Another aspect of narrative risk is believing the wrong narrative. “The market always goes up” is such a narrative. It is predicated on a historical narrative view. What’s the evidence the market of today is anything like the market of 40 years ago? The market is all mutual funds these days with their excessive beta exposure and high internal correlation. Index funds become their own entity as they grow larger and larger and as such contain their own risks. I listened to a podcast yesterday that said the change in risk due to passive investing is like the change in risk between a 100 year flood and a 15 year flood.

If you look at the Gaussian curve a 100 year flood is way out in the tail. A 15 year flood is probably closer to 1 SD in terms of likelihood of occurrence. Stick that in your backward looking analyzer and smoke it. The market is also now dominated by machine algorithms with do loops 83,000 times faster than a human do loop. Charlie Munger says of the efficient frontier:

“In your lifetime, the idea of the efficient frontier will go the way of the dodo bird.”

When the risk become jiggered by manipulation price discovery becomes impossible and no one jiggers risk like the FED or Vanguard or machines. That will work all the way, till it doesn’t.

What of the inevitable risk? I was watching a youtube simulation of an earth extincting event like when the dinosaur disappeared.

This is a bit how I view COVID-19. I only have one lifetime and probably less than 15 years left in that lifetime. Not sure how much fun it’s going to be spending 15 years or a significant portion of my 15 years in the aftermath.

It’s definitely a 3 body problem

Market risk

Narrative risk

Inevitable risk

FIRE typically tries to solve with one risk dimensionality “4% x 25”

I try to solve risk in 2 dimensions called the efficient frontier

what happens when there are 3 risks and 3 dimensions?
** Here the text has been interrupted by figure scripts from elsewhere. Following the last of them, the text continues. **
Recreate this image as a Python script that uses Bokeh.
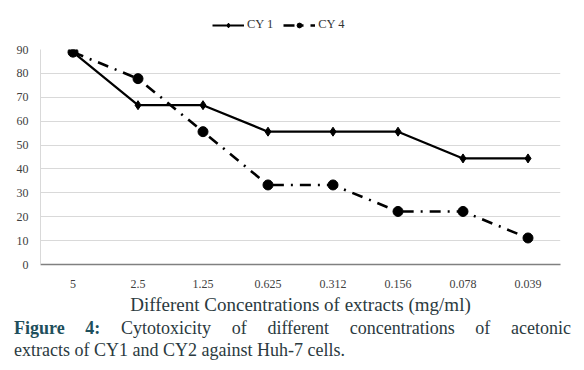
from bokeh.plotting import figure
from bokeh.layouts import column
from bokeh.models import Range1d, Legend, LegendItem, Div
from bokeh.embed import file_html
from bokeh.resources import INLINE

concentrations = ["5", "2.5", "1.25", "0.625", "0.312", "0.156", "0.078", "0.039"]
cy1 = [88.9, 66.7, 66.7, 55.6, 55.6, 55.6, 44.4, 44.4]
cy4 = [88.9, 77.8, 55.6, 33.3, 33.3, 22.2, 22.2, 11.1]
y_ticks = [0, 10, 20, 30, 40, 50, 60, 70, 80, 90]

x_title = "Different Concentrations of extracts (mg/ml)"
caption_bold = "Figure 4:"
caption_line1 = "Cytotoxicity of different concentrations of acetonic"
caption_line2 = "extracts of CY1 and CY2 against Huh-7 cells."

W = 584
TEXT_COL = "#2b3a40"

# ---- legend strip ----
top = figure(width=W, height=41, x_range=Range1d(0, 1), y_range=Range1d(0, 1),
             output_backend="svg", toolbar_location=None,
             x_axis_type=None, y_axis_type=None,
             min_border_left=40, min_border_right=24, min_border_top=0, min_border_bottom=0)
top.outline_line_color = None
top.grid.visible = False
off = [-5, -4]
l1 = top.line(off, off, line_color="black", line_width=2.2)
s1 = top.scatter(off, off, marker="diamond", size=9, color="black")
l4 = top.line(off, off, line_color="black", line_width=2.6, line_dash="11 7 2 7")
s4 = top.scatter(off, off, marker="circle", size=10, color="black")
legend = Legend(items=[LegendItem(label="CY 1", renderers=[l1, s1]),
                       LegendItem(label="CY 4", renderers=[l4, s4])],
                orientation="horizontal", location=(172, 9),
                label_text_font="Liberation Serif", label_text_font_size="12.5px",
                label_text_color="#333333", glyph_width=32, glyph_height=12,
                spacing=10, padding=2, margin=0, label_standoff=3,
                border_line_color=None, background_fill_alpha=0)
top.add_layout(legend)

# ---- main chart ----
p = figure(width=W, height=276, x_range=concentrations, y_range=Range1d(0, 90),
           output_backend="svg", toolbar_location=None,
           min_border_left=40, min_border_right=24, min_border_top=8, min_border_bottom=52)
p.outline_line_color = None

p.line(concentrations, cy1, line_color="black", line_width=2.2)
p.scatter(concentrations, cy1, marker="diamond", size=9, color="black")
p.line(concentrations, cy4, line_color="black", line_width=2.6, line_dash="11 7 2 7")
p.scatter(concentrations, cy4, marker="circle", size=10, color="black")

p.xgrid.grid_line_color = None
p.ygrid.grid_line_color = "#d9d9d9"
p.ygrid.grid_line_width = 1
p.yaxis.ticker = y_ticks
p.yaxis.axis_line_color = "#d9d9d9"
p.yaxis.major_tick_line_color = None
p.yaxis.minor_tick_line_color = None
p.yaxis.major_label_text_font = "Liberation Serif"
p.yaxis.major_label_text_font_size = "12px"
p.yaxis.major_label_text_color = "#404040"
p.yaxis.major_label_standoff = 6

p.xaxis.axis_line_color = "#808080"
p.xaxis.axis_line_width = 1.5
p.xaxis.major_tick_line_color = None
p.xaxis.minor_tick_line_color = None
p.xaxis.major_label_text_font = "Liberation Serif"
p.xaxis.major_label_text_font_size = "12px"
p.xaxis.major_label_text_color = "#404040"
p.xaxis.major_label_standoff = 9
p.xaxis.axis_label = x_title
p.xaxis.axis_label_text_font = "Liberation Serif"
p.xaxis.axis_label_text_font_size = "19px"
p.xaxis.axis_label_text_font_style = "normal"
p.xaxis.axis_label_text_color = TEXT_COL
p.xaxis.axis_label_standoff = 3

# ---- caption ----
caption_html = (
    "<div style=\"font-family:'Liberation Serif';font-size:18px;line-height:22px;"
    f"color:{TEXT_COL};width:557px;margin:0 0 0 14px;padding:0\">"
    "<div style=\"text-align:justify;text-align-last:justify\">"
    f"<b style=\"color:#1e4f5c\">{caption_bold}</b> {caption_line1}</div>"
    f"<div>{caption_line2}</div></div>"
)
cap = Div(text=caption_html, width=W, height=53, margin=0)

layout = column(top, p, cap, spacing=0)
open("out.html", "w").write(file_html(layout, INLINE))
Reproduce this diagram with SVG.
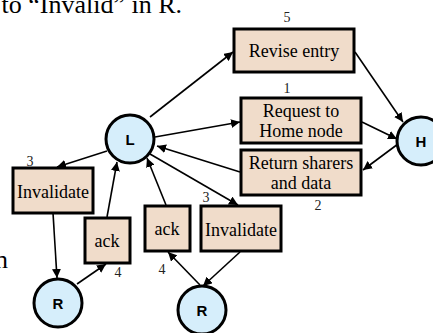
<svg xmlns="http://www.w3.org/2000/svg" width="433" height="333" viewBox="0 0 433 333">
<defs>
<marker id="ah" viewBox="0 0 10 10" refX="10" refY="5" markerWidth="9" markerHeight="9" markerUnits="userSpaceOnUse" orient="auto">
<path d="M0,0 L10,5 L0,10 z" fill="#000"/>
</marker>
<style>
.box{fill:#F0DCCA;stroke:#000;stroke-width:3}
.circ{fill:#D6EEFB;stroke:#000;stroke-width:3}
.lbl{font-family:"Liberation Serif",serif;font-size:18px;fill:#000;text-anchor:middle}
.num{font-family:"Liberation Serif",serif;font-size:14px;fill:#222;text-anchor:middle}
.cl{font-family:"Liberation Sans",Arial,sans-serif;font-weight:bold;font-size:15px;fill:#000;text-anchor:middle}
.big{font-family:"Liberation Serif",serif;font-size:26px;fill:#000}
#connectors line{stroke:#000;stroke-width:1.6;marker-end:url(#ah)}
</style>
</defs>
<rect width="433" height="333" fill="#fff"/>
<text class="big" x="182" y="13" text-anchor="end">to “Invalid” in R.</text>
<text class="big" x="8" y="268" text-anchor="end">n</text>
<g id="connectors">
<line x1="150" y1="117" x2="233" y2="52"/>
<line x1="355" y1="52" x2="403" y2="122"/>
<line x1="155" y1="137" x2="240" y2="122"/>
<line x1="362" y1="122" x2="397" y2="139"/>
<line x1="398" y1="144" x2="363" y2="170"/>
<line x1="240" y1="172" x2="157" y2="146"/>
<line x1="107" y1="151" x2="57" y2="167"/>
<line x1="53" y1="213" x2="57" y2="278"/>
<line x1="77" y1="284" x2="106" y2="264"/>
<line x1="107" y1="217" x2="117" y2="162"/>
<line x1="166" y1="205" x2="147" y2="158"/>
<line x1="150" y1="154" x2="238" y2="205"/>
<line x1="240" y1="252" x2="203" y2="286"/>
<line x1="200" y1="285" x2="168" y2="252"/>
</g>
<g id="L"><circle class="circ" cx="130" cy="139" r="24"/><text class="cl" x="130" y="145">L</text></g>
<g id="H"><circle class="circ" cx="421" cy="141" r="24"/><text class="cl" x="421" y="147">H</text></g>
<g id="R1"><circle class="circ" cx="58" cy="303" r="24"/><text class="cl" x="58" y="309">R</text></g>
<g id="R2"><circle class="circ" cx="202" cy="310" r="24"/><text class="cl" x="202" y="316">R</text></g>
<g id="revise"><rect class="box" x="234" y="29" width="120" height="43"/><text class="lbl" x="294" y="57">Revise entry</text><text class="num" x="287" y="22">5</text></g>
<g id="request"><rect class="box" x="241" y="98" width="120" height="45"/><text class="lbl" x="301" y="117">Request to</text><text class="lbl" x="301" y="137">Home node</text><text class="num" x="287" y="93">1</text></g>
<g id="return"><rect class="box" x="241" y="150" width="120" height="45"/><text class="lbl" x="301" y="169">Return sharers</text><text class="lbl" x="301" y="189">and data</text><text class="num" x="318" y="210">2</text></g>
<g id="inv1"><rect class="box" x="13" y="168" width="80" height="45"/><text class="lbl" x="53" y="198">Invalidate</text><text class="num" x="30" y="166">3</text></g>
<g id="ack1"><rect class="box" x="85" y="218" width="45" height="45"/><text class="lbl" x="107" y="247">ack</text><text class="num" x="118" y="277">4</text></g>
<g id="ack2"><rect class="box" x="145" y="206" width="45" height="45"/><text class="lbl" x="167" y="235">ack</text><text class="num" x="162" y="274">4</text></g>
<g id="inv2"><rect class="box" x="201" y="206" width="80" height="45"/><text class="lbl" x="241" y="236">Invalidate</text><text class="num" x="206" y="202">3</text></g>
</svg>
Time for a cup of coffee while I ponder the truth the risks reveal.

4 Replies to “Rapidly Changing Odds”

    1. You are my friend CD be very clear on that. Black swans are effectively unpredictable. I’ve been predicting this in one form or another for a year.

      Do you think anyone will ever take a cruise again? How about fly? How bout Disney? What about shale oil with oil at 33 bux. Those drillers all go bankrupt because they are all run on junk paper. 1 out of 10 companies are zombie meaning they rely on cheap credit to keep the doors open. 70% of the economy are quasi expendable jobs. Not much need for store workers if the stores go out of business. Stores need stuff to sell, but wait, China has no workers, and there is no smog implying no industry = no stuff. No stuff no economy. Printing bongo bucks to save the day means gas will be $1000 per gallon.

      My wife read something from an Italian physician. Hospitals in northern Italy are running 200% capacity. If you are 65 or older, you don’t get treated. You are triaged out of the facility. Nothing but virus is getting treated. No surgery, no available ICU or Vents, you can be sure soon enough no health care workers. The function is exponential, purely parabolic. The key thing to watch for is business failures. It’s the inability to service debt that will kill us. Hopefully you are still in the thinking phase of real estate. No business -> no jobs and the fed isn’t going to cure that.

      All I can tell ya is I’m not buying any dips. If I had any sense I’d sell tomorrow’s rally. Keep your powder dry.